#### What the task requires
Quote, verbatim, all material below, without pictures.

——————

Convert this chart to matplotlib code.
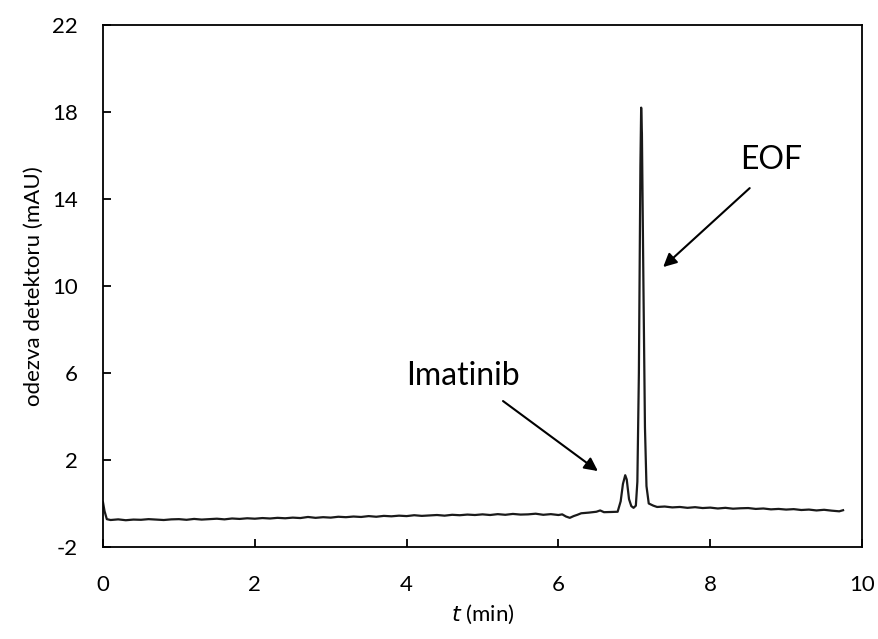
import matplotlib.pyplot as plt

plt.rcParams['font.family'] = ['Lato', 'DejaVu Sans']
plt.rcParams['axes.unicode_minus'] = False

# electropherogram (t in min, signal in mAU)
t = [0.00, 0.02, 0.05, 0.10, 0.20, 0.30, 0.40, 0.50, 0.60, 0.70, 0.80, 0.90,
     1.00, 1.10, 1.20, 1.30, 1.40, 1.50, 1.60, 1.70, 1.80, 1.90, 2.00, 2.10,
     2.20, 2.30, 2.40, 2.50, 2.60, 2.70, 2.80, 2.90, 3.00, 3.10, 3.20, 3.30,
     3.40, 3.50, 3.60, 3.70, 3.80, 3.90, 4.00, 4.10, 4.20, 4.30, 4.40, 4.50,
     4.60, 4.70, 4.80, 4.90, 5.00, 5.10, 5.20, 5.30, 5.40, 5.50, 5.60, 5.70,
     5.80, 5.90, 6.00, 6.05, 6.10, 6.15, 6.20, 6.25, 6.30, 6.40, 6.50, 6.55,
     6.60, 6.70, 6.78, 6.82, 6.85, 6.88, 6.90, 6.93, 6.96, 6.99, 7.02, 7.04,
     7.06, 7.08, 7.09, 7.10, 7.12, 7.14, 7.16, 7.19, 7.25, 7.30, 7.40, 7.50,
     7.60, 7.70, 7.80, 7.90, 8.00, 8.10, 8.20, 8.30, 8.40, 8.50, 8.60, 8.70,
     8.80, 8.90, 9.00, 9.10, 9.20, 9.30, 9.40, 9.50, 9.60, 9.70, 9.75]
signal = [0.05, -0.35, -0.72, -0.76, -0.73, -0.77, -0.74, -0.75, -0.72, -0.74, -0.76, -0.73,
          -0.72, -0.75, -0.71, -0.74, -0.72, -0.70, -0.73, -0.69, -0.71, -0.68, -0.70, -0.67,
          -0.69, -0.66, -0.68, -0.65, -0.67, -0.62, -0.66, -0.63, -0.65, -0.61, -0.63, -0.60,
          -0.62, -0.58, -0.61, -0.57, -0.59, -0.56, -0.58, -0.54, -0.57, -0.55, -0.53, -0.56,
          -0.52, -0.54, -0.51, -0.53, -0.50, -0.53, -0.49, -0.52, -0.48, -0.51, -0.50, -0.47,
          -0.52, -0.49, -0.53, -0.50, -0.60, -0.66, -0.58, -0.52, -0.45, -0.42, -0.38, -0.32,
          -0.40, -0.39, -0.38, 0.10, 0.90, 1.30, 1.10, 0.20, -0.12, -0.20, -0.10, 1.00,
          6.00, 15.50, 18.20, 17.00, 10.00, 3.50, 0.80, 0.00, -0.10, -0.16, -0.14, -0.18,
          -0.16, -0.20, -0.17, -0.21, -0.19, -0.23, -0.20, -0.24, -0.22, -0.21, -0.25, -0.23,
          -0.27, -0.25, -0.28, -0.26, -0.30, -0.28, -0.32, -0.29, -0.33, -0.36, -0.31]

xticks = [0, 2, 4, 6, 8, 10]
yticks = [-2, 2, 6, 10, 14, 18, 22]

fig = plt.figure(figsize=(8.79, 6.39), dpi=100)
ax = fig.add_axes([0.1172, 0.1440, 0.8635, 0.8169])
ax.plot(t, signal, color='#1a1a1a', lw=1.6)

ax.set_xlim(0, 10)
ax.set_ylim(-2, 22)
ax.set_xticks(xticks)
ax.set_yticks(yticks)
ax.tick_params(direction='in', length=6, width=1.3, labelsize=16, colors='black',
               top=False, right=False)
ax.tick_params(axis='x', pad=20)
ax.tick_params(axis='y', pad=18)
for s in ax.spines.values():
    s.set_linewidth(1.3)

ax.set_xlabel('$\\it{t}$ (min)', fontsize=16, labelpad=6)
ax.set_ylabel('odezva detektoru (mAU)', fontsize=16, labelpad=6)

arrow = dict(arrowstyle='-|>', color='black', lw=1.5, mutation_scale=20, shrinkA=0, shrinkB=0)
ax.annotate('', xy=(6.52, 1.49), xytext=(5.27, 4.71), arrowprops=arrow)
ax.annotate('', xy=(7.38, 10.87), xytext=(8.52, 14.5), arrowprops=arrow)
ax.text(4.74, 5.86, 'Imatinib', fontsize=23, ha='center', va='center')
ax.text(8.80, 15.79, 'EOF', fontsize=23, ha='center', va='center')

fig.savefig('out.png', dpi=100)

——————

#### Written solution
Convert this chart to matplotlib code.
import matplotlib.pyplot as plt

plt.rcParams['font.family'] = ['Lato', 'DejaVu Sans']
plt.rcParams['axes.unicode_minus'] = False

# electropherogram (t in min, signal in mAU)
t = [0.00, 0.02, 0.05, 0.10, 0.20, 0.30, 0.40, 0.50, 0.60, 0.70, 0.80, 0.90,
     1.00, 1.10, 1.20, 1.30, 1.40, 1.50, 1.60, 1.70, 1.80, 1.90, 2.00, 2.10,
     2.20, 2.30, 2.40, 2.50, 2.60, 2.70, 2.80, 2.90, 3.00, 3.10, 3.20, 3.30,
     3.40, 3.50, 3.60, 3.70, 3.80, 3.90, 4.00, 4.10, 4.20, 4.30, 4.40, 4.50,
     4.60, 4.70, 4.80, 4.90, 5.00, 5.10, 5.20, 5.30, 5.40, 5.50, 5.60, 5.70,
     5.80, 5.90, 6.00, 6.05, 6.10, 6.15, 6.20, 6.25, 6.30, 6.40, 6.50, 6.55,
     6.60, 6.70, 6.78, 6.82, 6.85, 6.88, 6.90, 6.93, 6.96, 6.99, 7.02, 7.04,
     7.06, 7.08, 7.09, 7.10, 7.12, 7.14, 7.16, 7.19, 7.25, 7.30, 7.40, 7.50,
     7.60, 7.70, 7.80, 7.90, 8.00, 8.10, 8.20, 8.30, 8.40, 8.50, 8.60, 8.70,
     8.80, 8.90, 9.00, 9.10, 9.20, 9.30, 9.40, 9.50, 9.60, 9.70, 9.75]
signal = [0.05, -0.35, -0.72, -0.76, -0.73, -0.77, -0.74, -0.75, -0.72, -0.74, -0.76, -0.73,
          -0.72, -0.75, -0.71, -0.74, -0.72, -0.70, -0.73, -0.69, -0.71, -0.68, -0.70, -0.67,
          -0.69, -0.66, -0.68, -0.65, -0.67, -0.62, -0.66, -0.63, -0.65, -0.61, -0.63, -0.60,
          -0.62, -0.58, -0.61, -0.57, -0.59, -0.56, -0.58, -0.54, -0.57, -0.55, -0.53, -0.56,
          -0.52, -0.54, -0.51, -0.53, -0.50, -0.53, -0.49, -0.52, -0.48, -0.51, -0.50, -0.47,
          -0.52, -0.49, -0.53, -0.50, -0.60, -0.66, -0.58, -0.52, -0.45, -0.42, -0.38, -0.32,
          -0.40, -0.39, -0.38, 0.10, 0.90, 1.30, 1.10, 0.20, -0.12, -0.20, -0.10, 1.00,
          6.00, 15.50, 18.20, 17.00, 10.00, 3.50, 0.80, 0.00, -0.10, -0.16, -0.14, -0.18,
          -0.16, -0.20, -0.17, -0.21, -0.19, -0.23, -0.20, -0.24, -0.22, -0.21, -0.25, -0.23,
          -0.27, -0.25, -0.28, -0.26, -0.30, -0.28, -0.32, -0.29, -0.33, -0.36, -0.31]

xticks = [0, 2, 4, 6, 8, 10]
yticks = [-2, 2, 6, 10, 14, 18, 22]

fig = plt.figure(figsize=(8.79, 6.39), dpi=100)
ax = fig.add_axes([0.1172, 0.1440, 0.8635, 0.8169])
ax.plot(t, signal, color='#1a1a1a', lw=1.6)

ax.set_xlim(0, 10)
ax.set_ylim(-2, 22)
ax.set_xticks(xticks)
ax.set_yticks(yticks)
ax.tick_params(direction='in', length=6, width=1.3, labelsize=16, colors='black',
               top=False, right=False)
ax.tick_params(axis='x', pad=20)
ax.tick_params(axis='y', pad=18)
for s in ax.spines.values():
    s.set_linewidth(1.3)

ax.set_xlabel('$\\it{t}$ (min)', fontsize=16, labelpad=6)
ax.set_ylabel('odezva detektoru (mAU)', fontsize=16, labelpad=6)

arrow = dict(arrowstyle='-|>', color='black', lw=1.5, mutation_scale=20, shrinkA=0, shrinkB=0)
ax.annotate('', xy=(6.52, 1.49), xytext=(5.27, 4.71), arrowprops=arrow)
ax.annotate('', xy=(7.38, 10.87), xytext=(8.52, 14.5), arrowprops=arrow)
ax.text(4.74, 5.86, 'Imatinib', fontsize=23, ha='center', va='center')
ax.text(8.80, 15.79, 'EOF', fontsize=23, ha='center', va='center')

fig.savefig('out.png', dpi=100)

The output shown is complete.